# Supplied information
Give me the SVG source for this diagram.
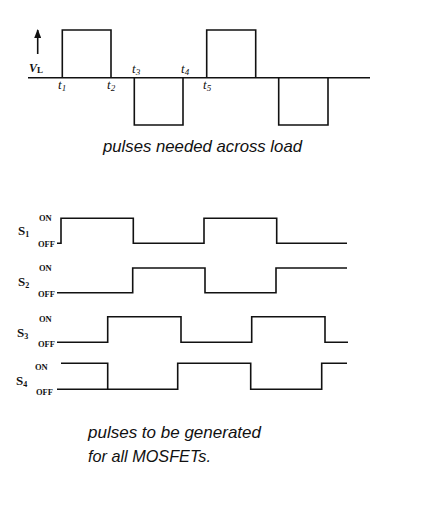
<svg xmlns="http://www.w3.org/2000/svg" width="447" height="508" viewBox="0 0 447 508">
<style>
.w{fill:none;stroke:#111;stroke-width:1.6;stroke-linejoin:miter}
.lbl{font-family:"Liberation Serif",serif;font-weight:bold;fill:#111}
.on{font-family:"Liberation Serif",serif;font-weight:bold;font-size:8.5px;fill:#111}
.t{font-family:"Liberation Serif",serif;font-style:italic;font-size:13px;fill:#111}
.cap{font-family:"Liberation Sans",sans-serif;font-style:italic;font-size:17px;fill:#111}
</style>
<defs>
<marker id="ah" markerWidth="9" markerHeight="7" refX="8" refY="3.5" orient="auto" markerUnits="userSpaceOnUse">
<path d="M0,0 L9,3.5 L0,7 Z" fill="#111"/>
</marker>
</defs>
<rect width="447" height="508" fill="#fff"/>
<g id="vl-waveform">
<line class="w" x1="28" y1="77.7" x2="370" y2="77.7"/>
<path class="w" d="M62.3,77.7 V30 H111 V77.7"/>
<path class="w" d="M134.3,77.7 V125 H183 V77.7"/>
<path class="w" d="M206.7,77.7 V30 H255.7 V77.7"/>
<path class="w" d="M278.7,77.7 V125 H328 V77.7"/>
<line x1="37.7" y1="54" x2="37.7" y2="30" stroke="#111" stroke-width="1.6" marker-end="url(#ah)"/>
<text class="lbl" x="29" y="72" font-size="12" font-style="italic">V<tspan font-size="9" font-style="normal" dy="1">L</tspan></text>
<text class="t" x="58" y="89">t<tspan font-size="9" dy="2">1</tspan></text>
<text class="t" x="107" y="89">t<tspan font-size="9" dy="2">2</tspan></text>
<text class="t" x="132" y="73">t<tspan font-size="9" dy="2">3</tspan></text>
<text class="t" x="181" y="73">t<tspan font-size="9" dy="2">4</tspan></text>
<text class="t" x="203" y="89">t<tspan font-size="9" dy="2">5</tspan></text>
<text class="cap" x="103" y="152" textLength="199" lengthAdjust="spacingAndGlyphs">pulses needed across load</text>
</g>
<g id="s1">
<path class="w" d="M57,243.3 H61 V218.3 H133.3 V243.3 H204 V218.3 H276.7 V243.3 H347"/>
<text class="on" x="39" y="221">ON</text>
<text class="lbl" x="18" y="235" font-size="13">S<tspan font-size="8" dy="2">1</tspan></text>
<text class="on" x="38" y="247">OFF</text>
</g>
<g id="s2">
<path class="w" d="M57,292.7 H132.7 V268 H205 V292.7 H276 V268 H347"/>
<text class="on" x="39" y="271">ON</text>
<text class="lbl" x="18" y="286" font-size="13">S<tspan font-size="8" dy="2">2</tspan></text>
<text class="on" x="38" y="297">OFF</text>
</g>
<g id="s3">
<path class="w" d="M57,342.3 H107.7 V316.7 H181 V342.3 H251.7 V316.7 H325 V342.3 H348"/>
<text class="on" x="39" y="322">ON</text>
<text class="lbl" x="17" y="337" font-size="13">S<tspan font-size="8" dy="2">3</tspan></text>
<text class="on" x="38" y="347">OFF</text>
</g>
<g id="s4">
<path class="w" d="M61,363.3 H107.7 V389.3 H177.7 V363.3 H250.7 V389.3 H321.7 V363.3 H347"/>
<line class="w" x1="57" y1="389.3" x2="107.7" y2="389.3"/>
<text class="on" x="35" y="370">ON</text>
<text class="lbl" x="16" y="385" font-size="13">S<tspan font-size="8" dy="2">4</tspan></text>
<text class="on" x="36" y="395">OFF</text>
</g>
<g id="caption2">
<text class="cap" x="88" y="438" textLength="173" lengthAdjust="spacingAndGlyphs">pulses to be generated</text>
<text class="cap" x="88" y="461.5" textLength="123" lengthAdjust="spacingAndGlyphs">for all MOSFETs.</text>
</g>
</svg>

# What this task involves
Word for word, quote the lines above. Omit the pictures.

# Task response
Give me the SVG source for this diagram.
<svg xmlns="http://www.w3.org/2000/svg" width="447" height="508" viewBox="0 0 447 508">
<style>
.w{fill:none;stroke:#111;stroke-width:1.6;stroke-linejoin:miter}
.lbl{font-family:"Liberation Serif",serif;font-weight:bold;fill:#111}
.on{font-family:"Liberation Serif",serif;font-weight:bold;font-size:8.5px;fill:#111}
.t{font-family:"Liberation Serif",serif;font-style:italic;font-size:13px;fill:#111}
.cap{font-family:"Liberation Sans",sans-serif;font-style:italic;font-size:17px;fill:#111}
</style>
<defs>
<marker id="ah" markerWidth="9" markerHeight="7" refX="8" refY="3.5" orient="auto" markerUnits="userSpaceOnUse">
<path d="M0,0 L9,3.5 L0,7 Z" fill="#111"/>
</marker>
</defs>
<rect width="447" height="508" fill="#fff"/>
<g id="vl-waveform">
<line class="w" x1="28" y1="77.7" x2="370" y2="77.7"/>
<path class="w" d="M62.3,77.7 V30 H111 V77.7"/>
<path class="w" d="M134.3,77.7 V125 H183 V77.7"/>
<path class="w" d="M206.7,77.7 V30 H255.7 V77.7"/>
<path class="w" d="M278.7,77.7 V125 H328 V77.7"/>
<line x1="37.7" y1="54" x2="37.7" y2="30" stroke="#111" stroke-width="1.6" marker-end="url(#ah)"/>
<text class="lbl" x="29" y="72" font-size="12" font-style="italic">V<tspan font-size="9" font-style="normal" dy="1">L</tspan></text>
<text class="t" x="58" y="89">t<tspan font-size="9" dy="2">1</tspan></text>
<text class="t" x="107" y="89">t<tspan font-size="9" dy="2">2</tspan></text>
<text class="t" x="132" y="73">t<tspan font-size="9" dy="2">3</tspan></text>
<text class="t" x="181" y="73">t<tspan font-size="9" dy="2">4</tspan></text>
<text class="t" x="203" y="89">t<tspan font-size="9" dy="2">5</tspan></text>
<text class="cap" x="103" y="152" textLength="199" lengthAdjust="spacingAndGlyphs">pulses needed across load</text>
</g>
<g id="s1">
<path class="w" d="M57,243.3 H61 V218.3 H133.3 V243.3 H204 V218.3 H276.7 V243.3 H347"/>
<text class="on" x="39" y="221">ON</text>
<text class="lbl" x="18" y="235" font-size="13">S<tspan font-size="8" dy="2">1</tspan></text>
<text class="on" x="38" y="247">OFF</text>
</g>
<g id="s2">
<path class="w" d="M57,292.7 H132.7 V268 H205 V292.7 H276 V268 H347"/>
<text class="on" x="39" y="271">ON</text>
<text class="lbl" x="18" y="286" font-size="13">S<tspan font-size="8" dy="2">2</tspan></text>
<text class="on" x="38" y="297">OFF</text>
</g>
<g id="s3">
<path class="w" d="M57,342.3 H107.7 V316.7 H181 V342.3 H251.7 V316.7 H325 V342.3 H348"/>
<text class="on" x="39" y="322">ON</text>
<text class="lbl" x="17" y="337" font-size="13">S<tspan font-size="8" dy="2">3</tspan></text>
<text class="on" x="38" y="347">OFF</text>
</g>
<g id="s4">
<path class="w" d="M61,363.3 H107.7 V389.3 H177.7 V363.3 H250.7 V389.3 H321.7 V363.3 H347"/>
<line class="w" x1="57" y1="389.3" x2="107.7" y2="389.3"/>
<text class="on" x="35" y="370">ON</text>
<text class="lbl" x="16" y="385" font-size="13">S<tspan font-size="8" dy="2">4</tspan></text>
<text class="on" x="36" y="395">OFF</text>
</g>
<g id="caption2">
<text class="cap" x="88" y="438" textLength="173" lengthAdjust="spacingAndGlyphs">pulses to be generated</text>
<text class="cap" x="88" y="461.5" textLength="123" lengthAdjust="spacingAndGlyphs">for all MOSFETs.</text>
</g>
</svg>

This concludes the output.